Write out every line of the material as it stands, apart from the pictures.

Dataset excerpt —
━━━

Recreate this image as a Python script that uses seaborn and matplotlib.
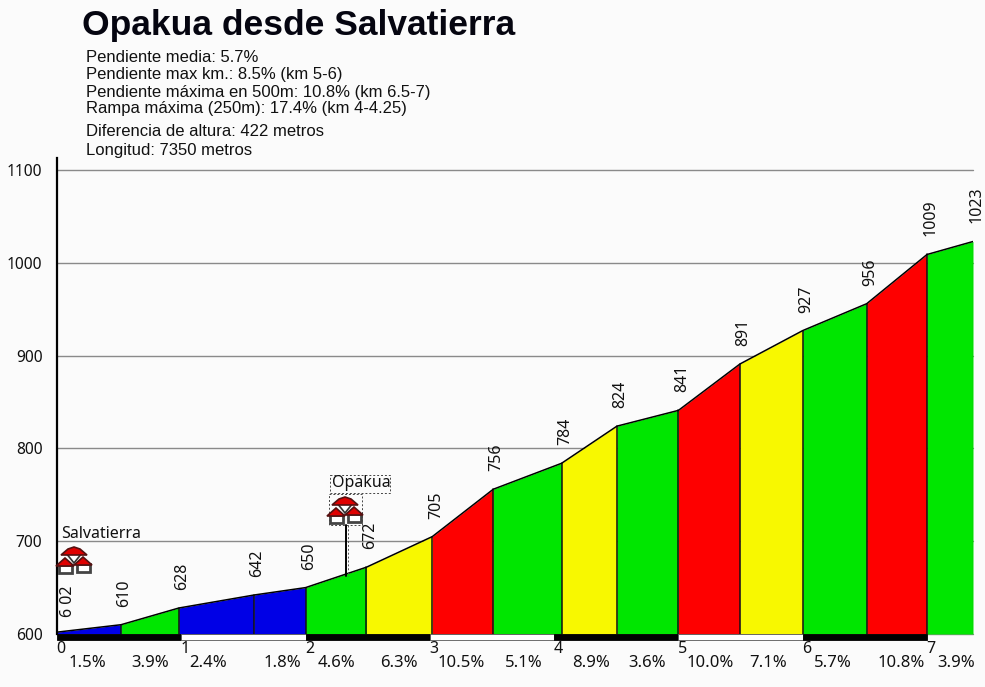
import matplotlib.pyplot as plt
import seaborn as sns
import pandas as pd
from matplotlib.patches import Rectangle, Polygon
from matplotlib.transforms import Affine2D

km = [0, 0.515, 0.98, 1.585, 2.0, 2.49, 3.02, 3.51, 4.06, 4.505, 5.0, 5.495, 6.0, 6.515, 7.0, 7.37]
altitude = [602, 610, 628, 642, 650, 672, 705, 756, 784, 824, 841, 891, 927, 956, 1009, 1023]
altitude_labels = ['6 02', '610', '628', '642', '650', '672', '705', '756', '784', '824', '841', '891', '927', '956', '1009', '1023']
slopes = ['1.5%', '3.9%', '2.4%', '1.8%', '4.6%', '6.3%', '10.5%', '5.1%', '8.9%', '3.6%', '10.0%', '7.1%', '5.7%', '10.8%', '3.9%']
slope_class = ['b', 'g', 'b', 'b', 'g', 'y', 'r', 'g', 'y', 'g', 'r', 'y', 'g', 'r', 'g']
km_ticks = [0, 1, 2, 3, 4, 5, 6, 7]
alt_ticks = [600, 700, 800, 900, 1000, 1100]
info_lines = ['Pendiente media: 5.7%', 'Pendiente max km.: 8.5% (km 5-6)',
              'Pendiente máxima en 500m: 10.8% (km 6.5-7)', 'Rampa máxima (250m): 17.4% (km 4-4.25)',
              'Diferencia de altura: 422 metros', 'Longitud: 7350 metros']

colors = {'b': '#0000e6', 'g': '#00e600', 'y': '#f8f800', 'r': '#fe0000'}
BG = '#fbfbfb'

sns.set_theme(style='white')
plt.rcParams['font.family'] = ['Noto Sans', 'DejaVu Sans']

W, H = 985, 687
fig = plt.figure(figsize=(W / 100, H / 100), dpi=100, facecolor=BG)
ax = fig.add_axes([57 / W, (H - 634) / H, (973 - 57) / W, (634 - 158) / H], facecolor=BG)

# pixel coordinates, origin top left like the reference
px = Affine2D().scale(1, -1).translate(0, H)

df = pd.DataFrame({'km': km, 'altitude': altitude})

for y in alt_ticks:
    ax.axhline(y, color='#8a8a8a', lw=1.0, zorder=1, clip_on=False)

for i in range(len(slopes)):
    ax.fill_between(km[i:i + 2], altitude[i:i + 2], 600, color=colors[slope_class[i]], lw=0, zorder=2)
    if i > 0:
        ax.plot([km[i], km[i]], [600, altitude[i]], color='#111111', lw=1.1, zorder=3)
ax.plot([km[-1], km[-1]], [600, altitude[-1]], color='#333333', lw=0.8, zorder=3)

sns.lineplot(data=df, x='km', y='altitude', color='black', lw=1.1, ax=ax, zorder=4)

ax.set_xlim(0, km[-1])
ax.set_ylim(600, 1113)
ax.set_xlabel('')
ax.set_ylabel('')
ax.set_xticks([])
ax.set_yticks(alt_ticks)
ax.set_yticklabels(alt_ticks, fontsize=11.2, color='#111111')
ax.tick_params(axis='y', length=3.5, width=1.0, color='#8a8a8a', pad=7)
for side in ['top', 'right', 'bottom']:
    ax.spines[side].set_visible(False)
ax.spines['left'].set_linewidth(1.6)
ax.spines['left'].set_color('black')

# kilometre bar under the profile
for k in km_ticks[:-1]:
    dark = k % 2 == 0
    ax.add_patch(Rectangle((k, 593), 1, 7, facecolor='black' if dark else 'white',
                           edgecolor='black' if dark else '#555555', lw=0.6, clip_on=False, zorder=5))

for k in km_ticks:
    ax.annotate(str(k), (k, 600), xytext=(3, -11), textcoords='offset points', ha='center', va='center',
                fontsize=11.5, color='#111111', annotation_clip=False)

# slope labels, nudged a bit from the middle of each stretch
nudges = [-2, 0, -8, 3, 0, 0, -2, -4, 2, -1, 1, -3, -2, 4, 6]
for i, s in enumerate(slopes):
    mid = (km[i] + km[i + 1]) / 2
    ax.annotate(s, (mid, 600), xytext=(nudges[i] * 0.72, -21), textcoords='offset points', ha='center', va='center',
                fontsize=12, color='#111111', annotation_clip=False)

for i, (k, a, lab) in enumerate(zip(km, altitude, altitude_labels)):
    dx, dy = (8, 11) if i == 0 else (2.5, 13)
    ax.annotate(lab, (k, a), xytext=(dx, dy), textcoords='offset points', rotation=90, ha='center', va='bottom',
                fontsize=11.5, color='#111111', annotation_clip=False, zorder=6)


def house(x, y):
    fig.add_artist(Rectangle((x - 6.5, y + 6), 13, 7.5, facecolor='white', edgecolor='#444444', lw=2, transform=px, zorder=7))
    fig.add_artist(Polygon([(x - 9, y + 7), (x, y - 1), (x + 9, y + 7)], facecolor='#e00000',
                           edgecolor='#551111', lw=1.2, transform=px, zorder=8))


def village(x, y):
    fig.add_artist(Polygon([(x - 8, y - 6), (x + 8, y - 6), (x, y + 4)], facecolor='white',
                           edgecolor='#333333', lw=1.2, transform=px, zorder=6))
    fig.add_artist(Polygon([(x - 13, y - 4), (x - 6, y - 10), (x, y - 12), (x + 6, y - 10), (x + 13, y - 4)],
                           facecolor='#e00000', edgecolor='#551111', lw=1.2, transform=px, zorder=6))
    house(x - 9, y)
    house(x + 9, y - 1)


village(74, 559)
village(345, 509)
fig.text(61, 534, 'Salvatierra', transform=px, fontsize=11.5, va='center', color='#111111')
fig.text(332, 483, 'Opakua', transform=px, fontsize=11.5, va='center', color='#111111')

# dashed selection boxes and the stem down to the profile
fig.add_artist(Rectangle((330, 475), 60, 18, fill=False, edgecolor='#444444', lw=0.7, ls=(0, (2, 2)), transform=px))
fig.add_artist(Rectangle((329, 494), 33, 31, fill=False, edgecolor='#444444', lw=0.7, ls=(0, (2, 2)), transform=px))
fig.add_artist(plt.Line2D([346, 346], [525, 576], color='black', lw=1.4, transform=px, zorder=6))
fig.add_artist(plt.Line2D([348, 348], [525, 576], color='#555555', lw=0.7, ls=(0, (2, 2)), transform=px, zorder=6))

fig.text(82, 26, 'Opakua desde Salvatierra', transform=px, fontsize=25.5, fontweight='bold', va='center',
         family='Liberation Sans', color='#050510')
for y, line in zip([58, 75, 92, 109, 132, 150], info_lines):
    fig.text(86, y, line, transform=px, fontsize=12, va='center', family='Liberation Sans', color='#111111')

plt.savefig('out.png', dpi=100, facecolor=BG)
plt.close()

━━━

Task output —
Recreate this image as a Python script that uses seaborn and matplotlib.
import matplotlib.pyplot as plt
import seaborn as sns
import pandas as pd
from matplotlib.patches import Rectangle, Polygon
from matplotlib.transforms import Affine2D

km = [0, 0.515, 0.98, 1.585, 2.0, 2.49, 3.02, 3.51, 4.06, 4.505, 5.0, 5.495, 6.0, 6.515, 7.0, 7.37]
altitude = [602, 610, 628, 642, 650, 672, 705, 756, 784, 824, 841, 891, 927, 956, 1009, 1023]
altitude_labels = ['6 02', '610', '628', '642', '650', '672', '705', '756', '784', '824', '841', '891', '927', '956', '1009', '1023']
slopes = ['1.5%', '3.9%', '2.4%', '1.8%', '4.6%', '6.3%', '10.5%', '5.1%', '8.9%', '3.6%', '10.0%', '7.1%', '5.7%', '10.8%', '3.9%']
slope_class = ['b', 'g', 'b', 'b', 'g', 'y', 'r', 'g', 'y', 'g', 'r', 'y', 'g', 'r', 'g']
km_ticks = [0, 1, 2, 3, 4, 5, 6, 7]
alt_ticks = [600, 700, 800, 900, 1000, 1100]
info_lines = ['Pendiente media: 5.7%', 'Pendiente max km.: 8.5% (km 5-6)',
              'Pendiente máxima en 500m: 10.8% (km 6.5-7)', 'Rampa máxima (250m): 17.4% (km 4-4.25)',
              'Diferencia de altura: 422 metros', 'Longitud: 7350 metros']

colors = {'b': '#0000e6', 'g': '#00e600', 'y': '#f8f800', 'r': '#fe0000'}
BG = '#fbfbfb'

sns.set_theme(style='white')
plt.rcParams['font.family'] = ['Noto Sans', 'DejaVu Sans']

W, H = 985, 687
fig = plt.figure(figsize=(W / 100, H / 100), dpi=100, facecolor=BG)
ax = fig.add_axes([57 / W, (H - 634) / H, (973 - 57) / W, (634 - 158) / H], facecolor=BG)

# pixel coordinates, origin top left like the reference
px = Affine2D().scale(1, -1).translate(0, H)

df = pd.DataFrame({'km': km, 'altitude': altitude})

for y in alt_ticks:
    ax.axhline(y, color='#8a8a8a', lw=1.0, zorder=1, clip_on=False)

for i in range(len(slopes)):
    ax.fill_between(km[i:i + 2], altitude[i:i + 2], 600, color=colors[slope_class[i]], lw=0, zorder=2)
    if i > 0:
        ax.plot([km[i], km[i]], [600, altitude[i]], color='#111111', lw=1.1, zorder=3)
ax.plot([km[-1], km[-1]], [600, altitude[-1]], color='#333333', lw=0.8, zorder=3)

sns.lineplot(data=df, x='km', y='altitude', color='black', lw=1.1, ax=ax, zorder=4)

ax.set_xlim(0, km[-1])
ax.set_ylim(600, 1113)
ax.set_xlabel('')
ax.set_ylabel('')
ax.set_xticks([])
ax.set_yticks(alt_ticks)
ax.set_yticklabels(alt_ticks, fontsize=11.2, color='#111111')
ax.tick_params(axis='y', length=3.5, width=1.0, color='#8a8a8a', pad=7)
for side in ['top', 'right', 'bottom']:
    ax.spines[side].set_visible(False)
ax.spines['left'].set_linewidth(1.6)
ax.spines['left'].set_color('black')

# kilometre bar under the profile
for k in km_ticks[:-1]:
    dark = k % 2 == 0
    ax.add_patch(Rectangle((k, 593), 1, 7, facecolor='black' if dark else 'white',
                           edgecolor='black' if dark else '#555555', lw=0.6, clip_on=False, zorder=5))

for k in km_ticks:
    ax.annotate(str(k), (k, 600), xytext=(3, -11), textcoords='offset points', ha='center', va='center',
                fontsize=11.5, color='#111111', annotation_clip=False)

# slope labels, nudged a bit from the middle of each stretch
nudges = [-2, 0, -8, 3, 0, 0, -2, -4, 2, -1, 1, -3, -2, 4, 6]
for i, s in enumerate(slopes):
    mid = (km[i] + km[i + 1]) / 2
    ax.annotate(s, (mid, 600), xytext=(nudges[i] * 0.72, -21), textcoords='offset points', ha='center', va='center',
                fontsize=12, color='#111111', annotation_clip=False)

for i, (k, a, lab) in enumerate(zip(km, altitude, altitude_labels)):
    dx, dy = (8, 11) if i == 0 else (2.5, 13)
    ax.annotate(lab, (k, a), xytext=(dx, dy), textcoords='offset points', rotation=90, ha='center', va='bottom',
                fontsize=11.5, color='#111111', annotation_clip=False, zorder=6)


def house(x, y):
    fig.add_artist(Rectangle((x - 6.5, y + 6), 13, 7.5, facecolor='white', edgecolor='#444444', lw=2, transform=px, zorder=7))
    fig.add_artist(Polygon([(x - 9, y + 7), (x, y - 1), (x + 9, y + 7)], facecolor='#e00000',
                           edgecolor='#551111', lw=1.2, transform=px, zorder=8))


def village(x, y):
    fig.add_artist(Polygon([(x - 8, y - 6), (x + 8, y - 6), (x, y + 4)], facecolor='white',
                           edgecolor='#333333', lw=1.2, transform=px, zorder=6))
    fig.add_artist(Polygon([(x - 13, y - 4), (x - 6, y - 10), (x, y - 12), (x + 6, y - 10), (x + 13, y - 4)],
                           facecolor='#e00000', edgecolor='#551111', lw=1.2, transform=px, zorder=6))
    house(x - 9, y)
    house(x + 9, y - 1)


village(74, 559)
village(345, 509)
fig.text(61, 534, 'Salvatierra', transform=px, fontsize=11.5, va='center', color='#111111')
fig.text(332, 483, 'Opakua', transform=px, fontsize=11.5, va='center', color='#111111')

# dashed selection boxes and the stem down to the profile
fig.add_artist(Rectangle((330, 475), 60, 18, fill=False, edgecolor='#444444', lw=0.7, ls=(0, (2, 2)), transform=px))
fig.add_artist(Rectangle((329, 494), 33, 31, fill=False, edgecolor='#444444', lw=0.7, ls=(0, (2, 2)), transform=px))
fig.add_artist(plt.Line2D([346, 346], [525, 576], color='black', lw=1.4, transform=px, zorder=6))
fig.add_artist(plt.Line2D([348, 348], [525, 576], color='#555555', lw=0.7, ls=(0, (2, 2)), transform=px, zorder=6))

fig.text(82, 26, 'Opakua desde Salvatierra', transform=px, fontsize=25.5, fontweight='bold', va='center',
         family='Liberation Sans', color='#050510')
for y, line in zip([58, 75, 92, 109, 132, 150], info_lines):
    fig.text(86, y, line, transform=px, fontsize=12, va='center', family='Liberation Sans', color='#111111')

plt.savefig('out.png', dpi=100, facecolor=BG)
plt.close()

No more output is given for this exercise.